2. Whether the call of advance payment guarantees by the EPC Contractor constitutes fraud


The court held that the amount of construction payment that could be ascertained according to the Judgment No. 1355 was not less than CNY 2,669.5 million, which was higher than the amount of advance payment made by the EPC Contractor for the works. The facts indicated that the advance payment had been used for the works and the Subcontractor had not improperly appropriate this part of payment, namely it had no obligation to the EPC Contractor to return the advance payment.
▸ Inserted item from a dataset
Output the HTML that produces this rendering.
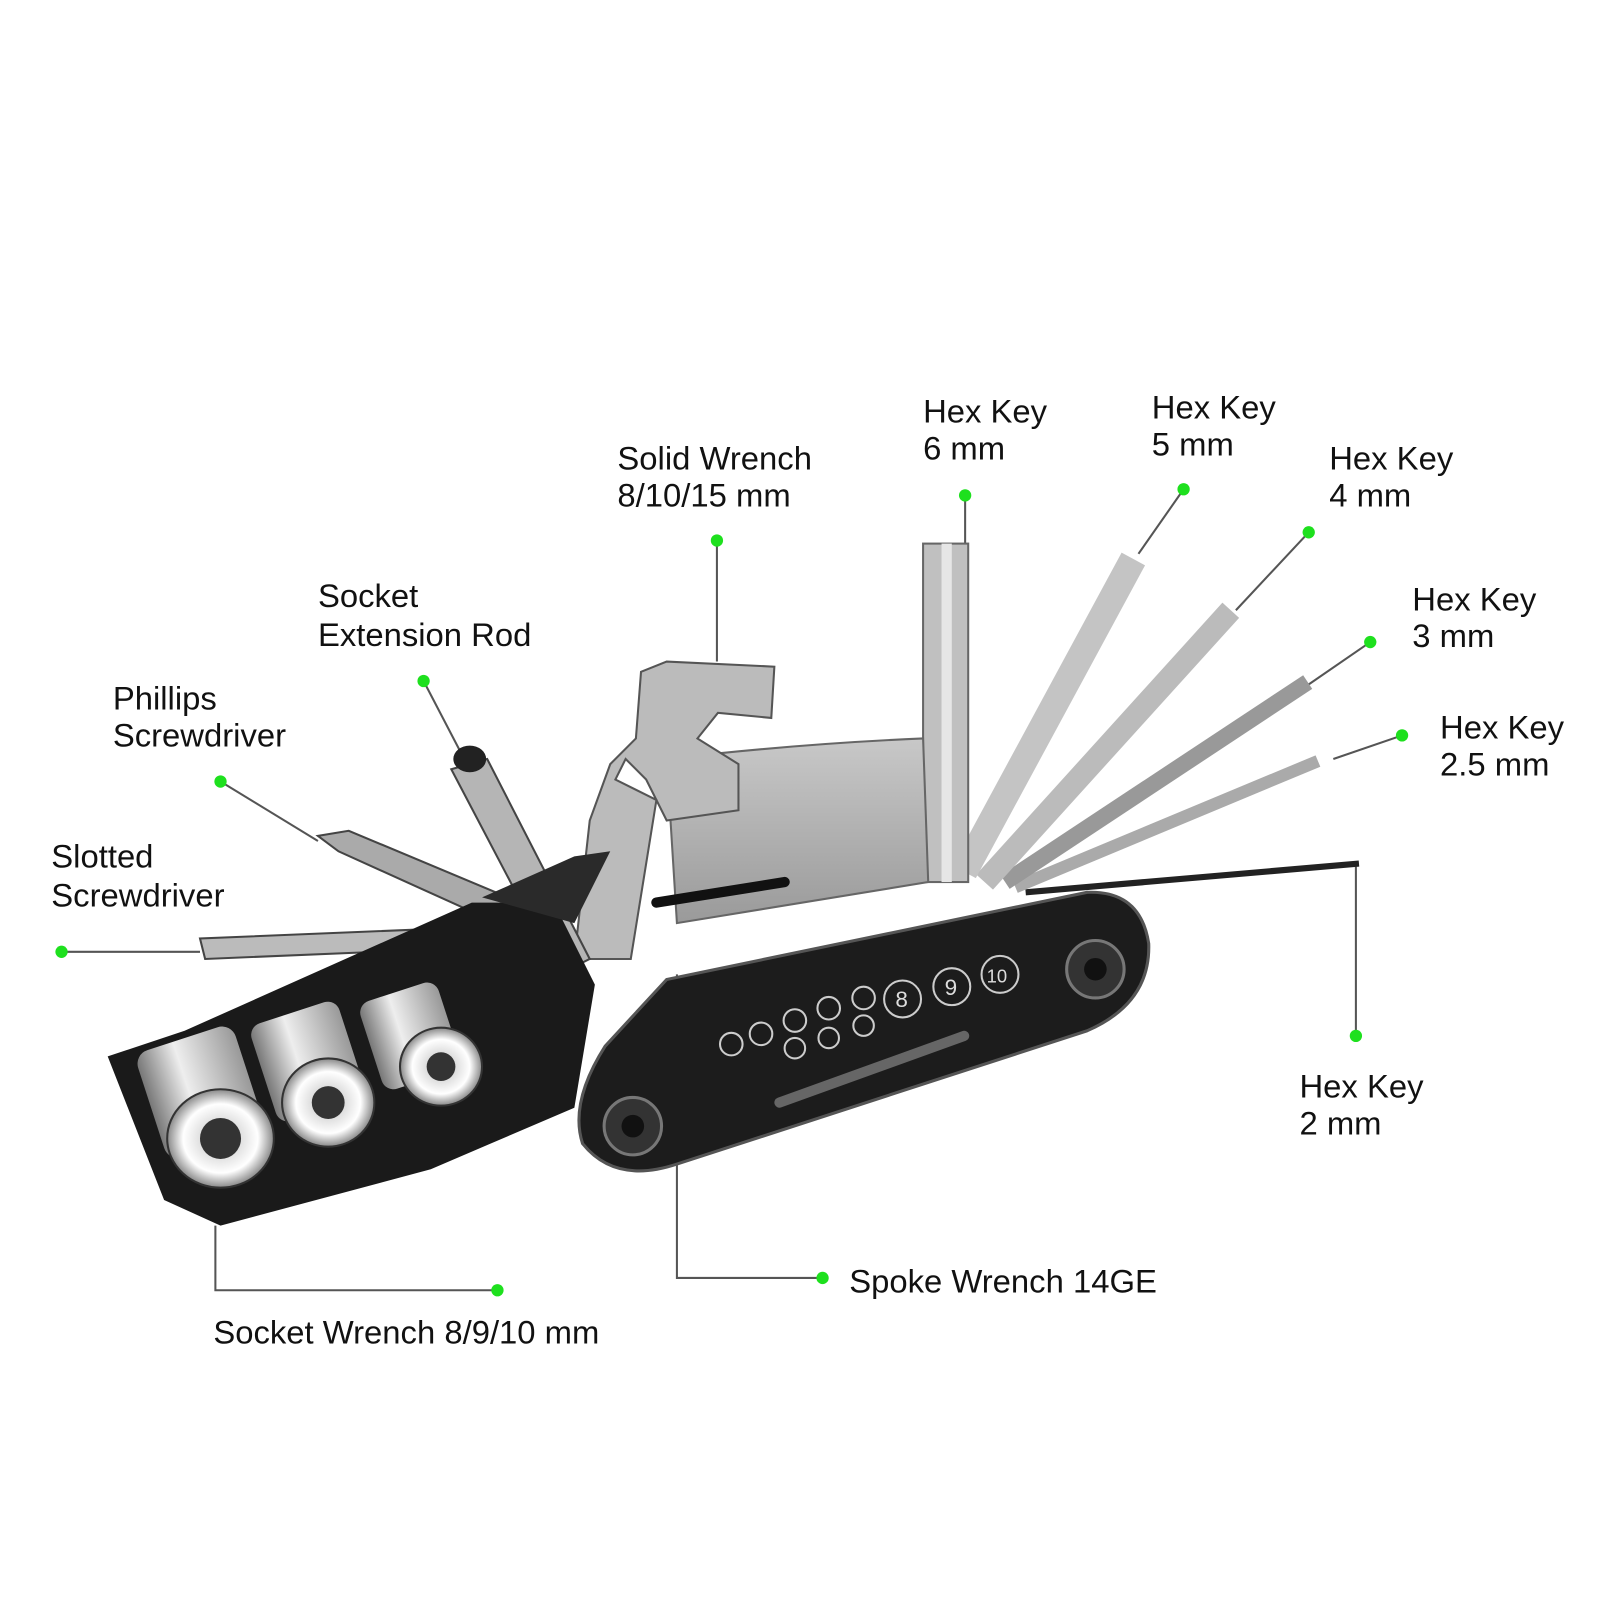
<!DOCTYPE html>
<html><head><meta charset="utf-8">
<style>
html,body{margin:0;padding:0;background:#fff;width:1600px;height:1600px;overflow:hidden}
svg{display:block}
text{font-family:"Liberation Sans",sans-serif;font-size:32px;fill:#111}
</style></head><body>
<svg width="1600" height="1600" viewBox="0 0 1560 1560" xmlns="http://www.w3.org/2000/svg">
<defs>
<linearGradient id="steel" x1="0" y1="0" x2="1" y2="0">
<stop offset="0" stop-color="#777"/><stop offset="0.4" stop-color="#eee"/><stop offset="1" stop-color="#999"/>
</linearGradient>
<linearGradient id="plate" x1="0" y1="0" x2="0" y2="1">
<stop offset="0" stop-color="#c8c8c8"/><stop offset="1" stop-color="#9a9a9a"/>
</linearGradient>
<radialGradient id="sock" cx="0.5" cy="0.5" r="0.5">
<stop offset="0" stop-color="#555"/><stop offset="0.35" stop-color="#ddd"/><stop offset="0.7" stop-color="#fff"/><stop offset="1" stop-color="#888"/>
</radialGradient>
</defs>

<g stroke="#555" stroke-width="2" fill="none">
<path d="M941 483 V530"/>
<path d="M1154 477 L1110 540"/>
<path d="M1276 519 L1205 595"/>
<path d="M1336 626 L1275 668"/>
<path d="M1367 717 L1300 740"/>
<path d="M1322 1010 V845"/>
<path d="M699 527 V645"/>
<path d="M413 664 L450 735"/>
<path d="M215 762 L310 820"/>
<path d="M60 928 H195"/>
<path d="M485 1258 H210 V1195"/>
<path d="M802 1246 H660 V950"/>
</g>

<g stroke-linecap="butt">
<line x1="1325" y1="842" x2="1000" y2="870" stroke="#222" stroke-width="6"/>
<line x1="1285" y1="742" x2="990" y2="865" stroke="#aaa" stroke-width="12"/>
<line x1="1275" y1="665" x2="980" y2="860" stroke="#999" stroke-width="16"/>
<line x1="1200" y1="595" x2="960" y2="860" stroke="#bbb" stroke-width="22"/>
<line x1="1105" y1="545" x2="940" y2="850" stroke="#c4c4c4" stroke-width="26"/>
<rect x="900" y="530" width="44" height="330" fill="#c0c0c0" stroke="#666" stroke-width="2"/>
<rect x="918" y="530" width="10" height="330" fill="#e6e6e6"/>
</g>

<path d="M650 740 Q780 725 900 720 L905 860 L660 900 Z" fill="url(#plate)" stroke="#666" stroke-width="2"/>
<path d="M625 655 L650 645 L755 650 L752 700 L700 695 L680 720 L720 745 L720 790 L650 800 L630 760 L610 740 L600 760 L640 780 L615 935 L560 935 L575 800 L595 745 L620 720 Z" fill="#bbb" stroke="#555" stroke-width="2"/>
<line x1="640" y1="880" x2="765" y2="860" stroke="#111" stroke-width="10" stroke-linecap="round"/>

<path d="M195 915 L200 935 L440 925 L540 935 L540 905 L440 905 Z" fill="#bbb" stroke="#444" stroke-width="2"/>
<path d="M310 815 L330 830 L540 925 L555 900 L340 810 Z" fill="#aaa" stroke="#444" stroke-width="2"/>
<path d="M440 750 L475 740 L575 935 L545 950 Z" fill="#b5b5b5" stroke="#444" stroke-width="2"/>
<ellipse cx="458" cy="740" rx="16" ry="13" fill="#222"/>

<path d="M105 1030 L180 1005 L460 880 L540 880 L580 960 L560 1080 L420 1140 L215 1195 L160 1170 Z" fill="#1a1a1a"/>
<path d="M470 875 L560 835 L595 830 L560 900 Z" fill="#2a2a2a"/>
<g>
<rect x="145" y="1010" width="100" height="110" rx="14" fill="url(#steel)" transform="rotate(-18 195 1065)"/>
<ellipse cx="215" cy="1110" rx="52" ry="48" fill="url(#sock)" stroke="#333" stroke-width="2"/>
<circle cx="215" cy="1110" r="20" fill="#333"/>
<rect x="255" y="985" width="90" height="100" rx="12" fill="url(#steel)" transform="rotate(-18 300 1035)"/>
<ellipse cx="320" cy="1075" rx="45" ry="43" fill="url(#sock)" stroke="#333" stroke-width="2"/>
<circle cx="320" cy="1075" r="16" fill="#333"/>
<rect x="360" y="965" width="80" height="90" rx="12" fill="url(#steel)" transform="rotate(-18 400 1010)"/>
<ellipse cx="430" cy="1040" rx="40" ry="38" fill="url(#sock)" stroke="#333" stroke-width="2"/>
<circle cx="430" cy="1040" r="14" fill="#333"/>
</g>

<path d="M590 1020 Q555 1075 568 1115 Q600 1155 660 1135 L1060 1005 Q1122 978 1120 920 Q1112 868 1060 870 L650 955 Z" fill="#1c1c1c" stroke="#555" stroke-width="3"/>
<circle cx="617" cy="1098" r="28" fill="#333" stroke="#777" stroke-width="3"/>
<circle cx="617" cy="1098" r="11" fill="#111"/>
<circle cx="1068" cy="945" r="28" fill="#333" stroke="#777" stroke-width="3"/>
<circle cx="1068" cy="945" r="11" fill="#111"/>
<line x1="760" y1="1075" x2="940" y2="1010" stroke="#666" stroke-width="10" stroke-linecap="round"/>
<g fill="none" stroke="#ccc" stroke-width="2">
<circle cx="713" cy="1018" r="11"/><circle cx="742" cy="1008" r="11"/><circle cx="775" cy="995" r="11"/>
<circle cx="808" cy="983" r="11"/><circle cx="842" cy="973" r="11"/>
<circle cx="775" cy="1022" r="10"/><circle cx="808" cy="1012" r="10"/><circle cx="842" cy="1000" r="10"/>
<circle cx="880" cy="974" r="18"/><circle cx="928" cy="962" r="18"/><circle cx="975" cy="950" r="18"/>
</g>
<text x="873" y="982" style="font-size:22px;fill:#ddd">8</text>
<text x="921" y="970" style="font-size:22px;fill:#ddd">9</text>
<text x="962" y="958" style="font-size:18px;fill:#ddd">10</text>

<g fill="#1ee01e">
<circle cx="941" cy="483" r="6"/><circle cx="1154" cy="477" r="6"/><circle cx="1276" cy="519" r="6"/>
<circle cx="1336" cy="626" r="6"/><circle cx="1367" cy="717" r="6"/><circle cx="1322" cy="1010" r="6"/>
<circle cx="699" cy="527" r="6"/><circle cx="413" cy="664" r="6"/><circle cx="215" cy="762" r="6"/>
<circle cx="60" cy="928" r="6"/><circle cx="485" cy="1258" r="6"/><circle cx="802" cy="1246" r="6"/>
</g>

<text x="900" y="412">Hex Key</text><text x="900" y="448">6 mm</text>
<text x="1123" y="408">Hex Key</text><text x="1123" y="444">5 mm</text>
<text x="1296" y="458">Hex Key</text><text x="1296" y="494">4 mm</text>
<text x="1377" y="595">Hex Key</text><text x="1377" y="631">3 mm</text>
<text x="1404" y="720">Hex Key</text><text x="1404" y="756">2.5 mm</text>
<text x="1267" y="1070">Hex Key</text><text x="1267" y="1106">2 mm</text>
<text x="602" y="458">Solid Wrench</text><text x="602" y="494">8/10/15 mm</text>
<text x="310" y="592">Socket</text><text x="310" y="630">Extension Rod</text>
<text x="110" y="692">Phillips</text><text x="110" y="728">Screwdriver</text>
<text x="50" y="846">Slotted</text><text x="50" y="884">Screwdriver</text>
<text x="208" y="1310">Socket Wrench 8/9/10 mm</text>
<text x="828" y="1260">Spoke Wrench 14GE</text>
</svg>
</body></html>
The identification of the work quantity was the main fact identified by the effective judgment. The effective court judgment identified that the Subcontractor as the debtor of the underlying transaction had no payment liability, which constituted the circumstance "identified by the court judgment or arbitral award that the debtor of the underlying transaction is not liable for payment or compensation" in Paragraph 3 of Article 12 of the Judicial Interpretation on Independent Guarantee.


  • OBSERVATIONS


Apart from the application of independent guarantee fraud exception, this case also involves a series of cross-border legal issues, such as the identification of war and force majeure and the handling of their consequences, the legal proceeding connections among construction contract dispute, guarantee fraud dispute, and confirmation of common claims in bankruptcy, and the probative value of evidence from abroad. This case is of great reference value to the settlement of construction disputes under the background of the Belt and Road.